→ Records shown:

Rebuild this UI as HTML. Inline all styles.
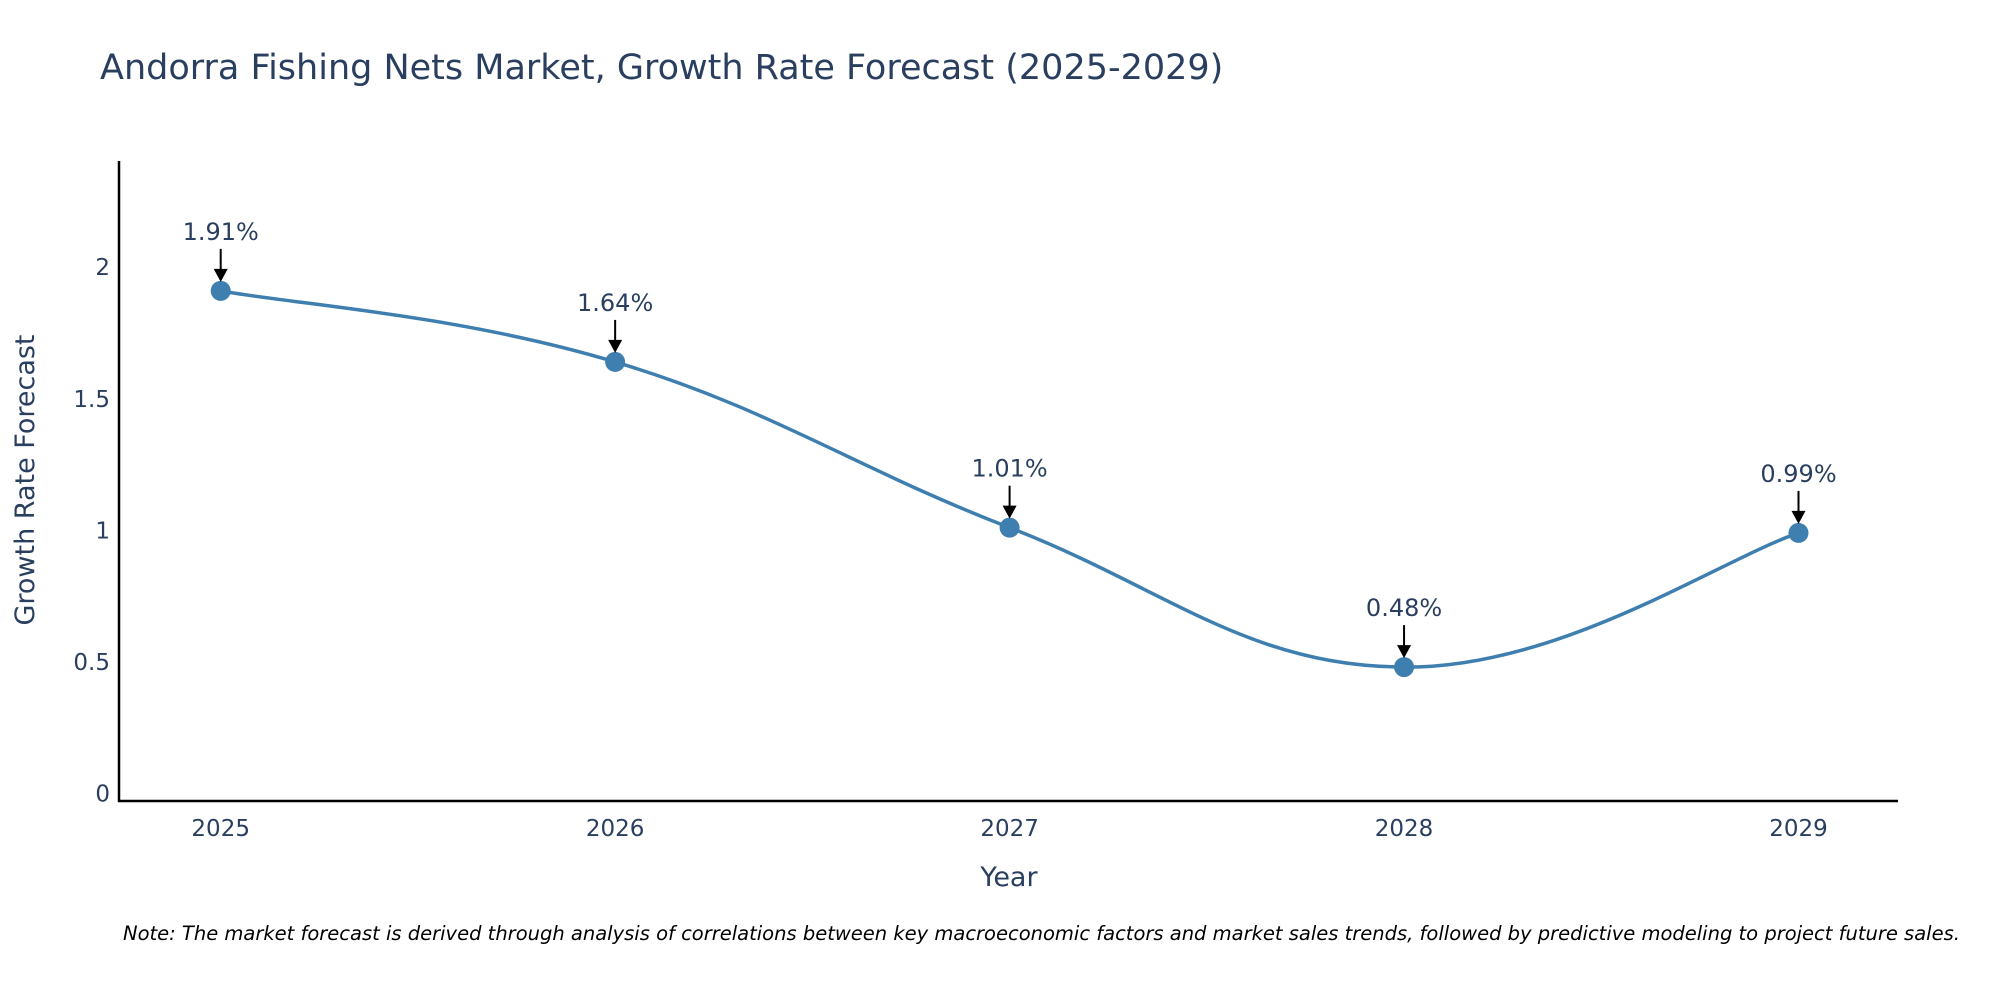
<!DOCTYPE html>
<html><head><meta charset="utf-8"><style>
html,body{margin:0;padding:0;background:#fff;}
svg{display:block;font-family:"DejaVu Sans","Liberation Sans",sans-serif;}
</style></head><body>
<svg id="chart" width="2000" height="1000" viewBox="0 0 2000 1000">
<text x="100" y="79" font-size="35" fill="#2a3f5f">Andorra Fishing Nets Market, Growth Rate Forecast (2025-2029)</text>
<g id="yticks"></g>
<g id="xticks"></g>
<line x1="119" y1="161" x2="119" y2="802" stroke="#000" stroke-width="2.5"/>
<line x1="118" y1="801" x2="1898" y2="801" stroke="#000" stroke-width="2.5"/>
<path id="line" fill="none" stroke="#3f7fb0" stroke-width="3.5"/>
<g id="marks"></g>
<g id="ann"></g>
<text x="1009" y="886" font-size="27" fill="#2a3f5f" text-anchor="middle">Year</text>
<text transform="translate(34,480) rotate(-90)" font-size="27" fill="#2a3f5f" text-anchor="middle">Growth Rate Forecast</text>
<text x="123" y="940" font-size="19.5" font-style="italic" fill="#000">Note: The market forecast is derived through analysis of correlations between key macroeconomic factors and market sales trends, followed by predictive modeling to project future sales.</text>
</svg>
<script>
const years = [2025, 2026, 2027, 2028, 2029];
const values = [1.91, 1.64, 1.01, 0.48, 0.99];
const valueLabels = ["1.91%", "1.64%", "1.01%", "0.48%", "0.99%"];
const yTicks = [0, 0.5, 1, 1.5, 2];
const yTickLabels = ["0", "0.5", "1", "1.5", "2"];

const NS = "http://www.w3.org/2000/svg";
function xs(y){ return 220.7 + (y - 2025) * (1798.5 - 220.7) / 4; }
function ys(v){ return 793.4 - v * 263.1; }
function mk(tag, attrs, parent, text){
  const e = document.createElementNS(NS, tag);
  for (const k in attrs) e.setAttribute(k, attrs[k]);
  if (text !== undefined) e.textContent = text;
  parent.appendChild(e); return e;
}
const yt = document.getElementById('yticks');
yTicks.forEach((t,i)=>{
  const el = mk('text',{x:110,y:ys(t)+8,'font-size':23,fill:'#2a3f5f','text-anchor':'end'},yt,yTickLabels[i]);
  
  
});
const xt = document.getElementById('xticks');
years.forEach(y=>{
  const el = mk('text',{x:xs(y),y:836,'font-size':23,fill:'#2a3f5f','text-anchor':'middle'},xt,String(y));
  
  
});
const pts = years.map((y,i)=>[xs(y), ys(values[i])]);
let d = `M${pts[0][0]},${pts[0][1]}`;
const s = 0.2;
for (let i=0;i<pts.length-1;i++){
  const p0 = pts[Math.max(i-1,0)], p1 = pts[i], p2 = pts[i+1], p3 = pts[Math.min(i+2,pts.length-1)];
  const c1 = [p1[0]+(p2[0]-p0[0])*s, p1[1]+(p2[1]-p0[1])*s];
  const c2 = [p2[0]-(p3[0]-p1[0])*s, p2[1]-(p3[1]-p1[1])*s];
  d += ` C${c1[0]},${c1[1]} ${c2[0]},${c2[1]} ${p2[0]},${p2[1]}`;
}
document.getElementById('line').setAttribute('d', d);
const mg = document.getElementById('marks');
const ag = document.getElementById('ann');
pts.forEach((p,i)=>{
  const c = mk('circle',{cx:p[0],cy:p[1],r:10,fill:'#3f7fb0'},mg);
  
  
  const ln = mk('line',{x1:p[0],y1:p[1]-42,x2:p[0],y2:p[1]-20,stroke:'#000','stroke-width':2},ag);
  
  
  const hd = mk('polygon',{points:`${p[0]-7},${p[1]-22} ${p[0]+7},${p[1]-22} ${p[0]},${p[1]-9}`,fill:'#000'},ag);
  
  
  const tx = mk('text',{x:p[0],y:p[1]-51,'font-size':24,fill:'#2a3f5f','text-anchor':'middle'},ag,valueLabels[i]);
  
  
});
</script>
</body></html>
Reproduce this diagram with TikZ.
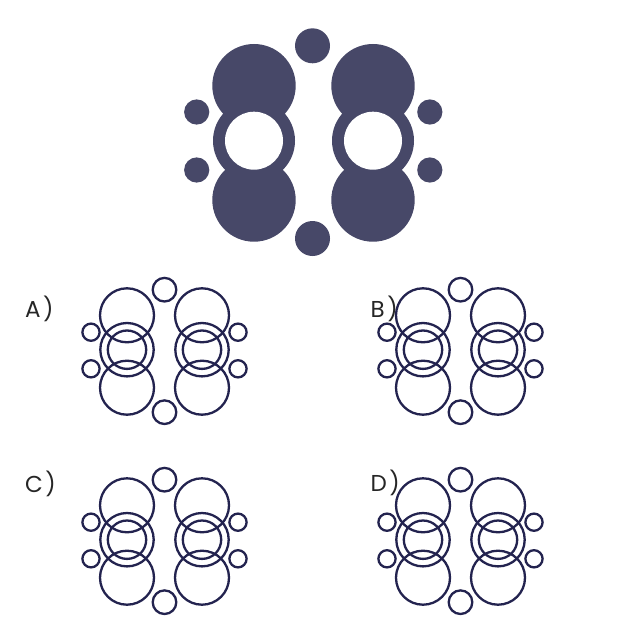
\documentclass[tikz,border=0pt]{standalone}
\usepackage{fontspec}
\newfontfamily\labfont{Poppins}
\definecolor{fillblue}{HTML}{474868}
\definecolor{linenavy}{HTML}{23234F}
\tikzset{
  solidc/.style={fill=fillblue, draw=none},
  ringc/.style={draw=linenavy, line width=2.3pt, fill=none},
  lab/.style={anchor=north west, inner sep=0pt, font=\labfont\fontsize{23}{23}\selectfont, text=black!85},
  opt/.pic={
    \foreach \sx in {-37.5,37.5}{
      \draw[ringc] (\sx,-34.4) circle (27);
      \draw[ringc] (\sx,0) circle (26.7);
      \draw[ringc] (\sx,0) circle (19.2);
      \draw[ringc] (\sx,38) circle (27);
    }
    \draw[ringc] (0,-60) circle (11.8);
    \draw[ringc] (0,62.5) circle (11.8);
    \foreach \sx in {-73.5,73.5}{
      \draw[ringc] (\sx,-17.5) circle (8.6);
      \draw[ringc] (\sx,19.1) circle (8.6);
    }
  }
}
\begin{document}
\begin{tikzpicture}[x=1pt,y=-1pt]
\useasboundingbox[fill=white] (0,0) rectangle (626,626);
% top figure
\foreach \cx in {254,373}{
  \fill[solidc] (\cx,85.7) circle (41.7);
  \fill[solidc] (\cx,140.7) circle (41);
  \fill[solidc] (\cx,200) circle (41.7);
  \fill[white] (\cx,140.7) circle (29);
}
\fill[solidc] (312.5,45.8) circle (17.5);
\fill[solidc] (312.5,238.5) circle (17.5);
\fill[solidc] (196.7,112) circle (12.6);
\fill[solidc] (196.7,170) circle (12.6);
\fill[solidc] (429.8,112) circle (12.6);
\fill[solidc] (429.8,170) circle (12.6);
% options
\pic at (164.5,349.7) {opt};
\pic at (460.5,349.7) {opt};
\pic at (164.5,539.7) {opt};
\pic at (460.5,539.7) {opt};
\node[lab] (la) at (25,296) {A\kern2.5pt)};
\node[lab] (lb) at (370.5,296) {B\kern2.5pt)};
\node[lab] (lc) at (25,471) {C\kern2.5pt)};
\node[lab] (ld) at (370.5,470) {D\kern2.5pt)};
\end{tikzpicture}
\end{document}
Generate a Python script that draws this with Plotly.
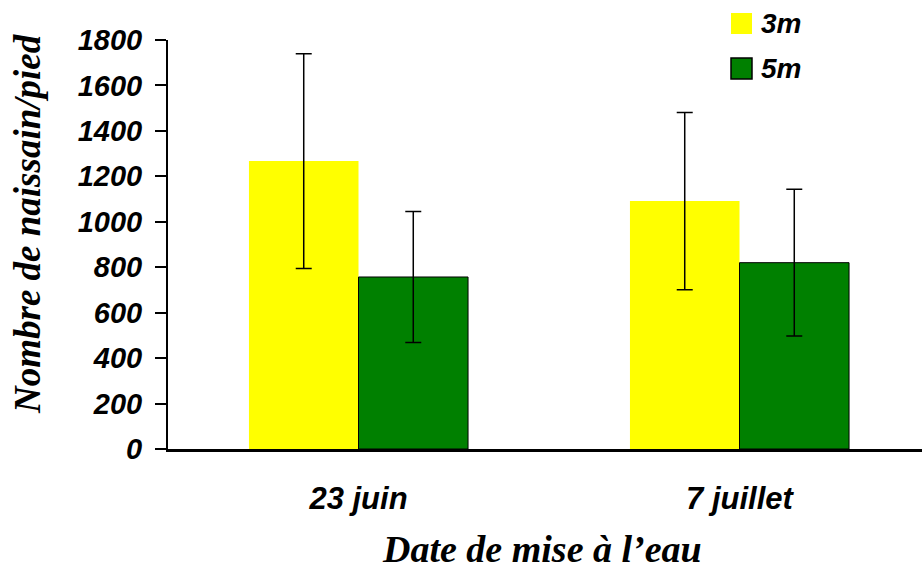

→ Task prompt:
The pictures in the entries should be left out; output everything else exactly.

→ Solved exercise:
Rebuild this UI as HTML. Inline all styles.
<!DOCTYPE html>
<html><head><meta charset="utf-8"><style>
html,body{margin:0;padding:0;background:#fff;}
svg{display:block;font-family:"DejaVu Sans","Liberation Sans",sans-serif;}
</style></head><body>
<svg id="chart" width="2000" height="1000" viewBox="0 0 2000 1000">
<text x="100" y="79" font-size="35" fill="#2a3f5f">Andorra Fishing Nets Market, Growth Rate Forecast (2025-2029)</text>
<g id="yticks"></g>
<g id="xticks"></g>
<line x1="119" y1="161" x2="119" y2="802" stroke="#000" stroke-width="2.5"/>
<line x1="118" y1="801" x2="1898" y2="801" stroke="#000" stroke-width="2.5"/>
<path id="line" fill="none" stroke="#3f7fb0" stroke-width="3.5"/>
<g id="marks"></g>
<g id="ann"></g>
<text x="1009" y="886" font-size="27" fill="#2a3f5f" text-anchor="middle">Year</text>
<text transform="translate(34,480) rotate(-90)" font-size="27" fill="#2a3f5f" text-anchor="middle">Growth Rate Forecast</text>
<text x="123" y="940" font-size="19.5" font-style="italic" fill="#000">Note: The market forecast is derived through analysis of correlations between key macroeconomic factors and market sales trends, followed by predictive modeling to project future sales.</text>
</svg>
<script>
const years = [2025, 2026, 2027, 2028, 2029];
const values = [1.91, 1.64, 1.01, 0.48, 0.99];
const valueLabels = ["1.91%", "1.64%", "1.01%", "0.48%", "0.99%"];
const yTicks = [0, 0.5, 1, 1.5, 2];
const yTickLabels = ["0", "0.5", "1", "1.5", "2"];

const NS = "http://www.w3.org/2000/svg";
function xs(y){ return 220.7 + (y - 2025) * (1798.5 - 220.7) / 4; }
function ys(v){ return 793.4 - v * 263.1; }
function mk(tag, attrs, parent, text){
  const e = document.createElementNS(NS, tag);
  for (const k in attrs) e.setAttribute(k, attrs[k]);
  if (text !== undefined) e.textContent = text;
  parent.appendChild(e); return e;
}
const yt = document.getElementById('yticks');
yTicks.forEach((t,i)=>{
  const el = mk('text',{x:110,y:ys(t)+8,'font-size':23,fill:'#2a3f5f','text-anchor':'end'},yt,yTickLabels[i]);
  
  
});
const xt = document.getElementById('xticks');
years.forEach(y=>{
  const el = mk('text',{x:xs(y),y:836,'font-size':23,fill:'#2a3f5f','text-anchor':'middle'},xt,String(y));
  
  
});
const pts = years.map((y,i)=>[xs(y), ys(values[i])]);
let d = `M${pts[0][0]},${pts[0][1]}`;
const s = 0.2;
for (let i=0;i<pts.length-1;i++){
  const p0 = pts[Math.max(i-1,0)], p1 = pts[i], p2 = pts[i+1], p3 = pts[Math.min(i+2,pts.length-1)];
  const c1 = [p1[0]+(p2[0]-p0[0])*s, p1[1]+(p2[1]-p0[1])*s];
  const c2 = [p2[0]-(p3[0]-p1[0])*s, p2[1]-(p3[1]-p1[1])*s];
  d += ` C${c1[0]},${c1[1]} ${c2[0]},${c2[1]} ${p2[0]},${p2[1]}`;
}
document.getElementById('line').setAttribute('d', d);
const mg = document.getElementById('marks');
const ag = document.getElementById('ann');
pts.forEach((p,i)=>{
  const c = mk('circle',{cx:p[0],cy:p[1],r:10,fill:'#3f7fb0'},mg);
  
  
  const ln = mk('line',{x1:p[0],y1:p[1]-42,x2:p[0],y2:p[1]-20,stroke:'#000','stroke-width':2},ag);
  
  
  const hd = mk('polygon',{points:`${p[0]-7},${p[1]-22} ${p[0]+7},${p[1]-22} ${p[0]},${p[1]-9}`,fill:'#000'},ag);
  
  
  const tx = mk('text',{x:p[0],y:p[1]-51,'font-size':24,fill:'#2a3f5f','text-anchor':'middle'},ag,valueLabels[i]);
  
  
});
</script>
</body></html>
Reproduce this diagram with TikZ.
\documentclass[tikz,border=0pt]{standalone}
\usepackage{fontspec}
\newfontfamily\labfont{Poppins}
\definecolor{fillblue}{HTML}{474868}
\definecolor{linenavy}{HTML}{23234F}
\tikzset{
  solidc/.style={fill=fillblue, draw=none},
  ringc/.style={draw=linenavy, line width=2.3pt, fill=none},
  lab/.style={anchor=north west, inner sep=0pt, font=\labfont\fontsize{23}{23}\selectfont, text=black!85},
  opt/.pic={
    \foreach \sx in {-37.5,37.5}{
      \draw[ringc] (\sx,-34.4) circle (27);
      \draw[ringc] (\sx,0) circle (26.7);
      \draw[ringc] (\sx,0) circle (19.2);
      \draw[ringc] (\sx,38) circle (27);
    }
    \draw[ringc] (0,-60) circle (11.8);
    \draw[ringc] (0,62.5) circle (11.8);
    \foreach \sx in {-73.5,73.5}{
      \draw[ringc] (\sx,-17.5) circle (8.6);
      \draw[ringc] (\sx,19.1) circle (8.6);
    }
  }
}
\begin{document}
\begin{tikzpicture}[x=1pt,y=-1pt]
\useasboundingbox[fill=white] (0,0) rectangle (626,626);
% top figure
\foreach \cx in {254,373}{
  \fill[solidc] (\cx,85.7) circle (41.7);
  \fill[solidc] (\cx,140.7) circle (41);
  \fill[solidc] (\cx,200) circle (41.7);
  \fill[white] (\cx,140.7) circle (29);
}
\fill[solidc] (312.5,45.8) circle (17.5);
\fill[solidc] (312.5,238.5) circle (17.5);
\fill[solidc] (196.7,112) circle (12.6);
\fill[solidc] (196.7,170) circle (12.6);
\fill[solidc] (429.8,112) circle (12.6);
\fill[solidc] (429.8,170) circle (12.6);
% options
\pic at (164.5,349.7) {opt};
\pic at (460.5,349.7) {opt};
\pic at (164.5,539.7) {opt};
\pic at (460.5,539.7) {opt};
\node[lab] (la) at (25,296) {A\kern2.5pt)};
\node[lab] (lb) at (370.5,296) {B\kern2.5pt)};
\node[lab] (lc) at (25,471) {C\kern2.5pt)};
\node[lab] (ld) at (370.5,470) {D\kern2.5pt)};
\end{tikzpicture}
\end{document}
Generate a Python script that draws this with Plotly.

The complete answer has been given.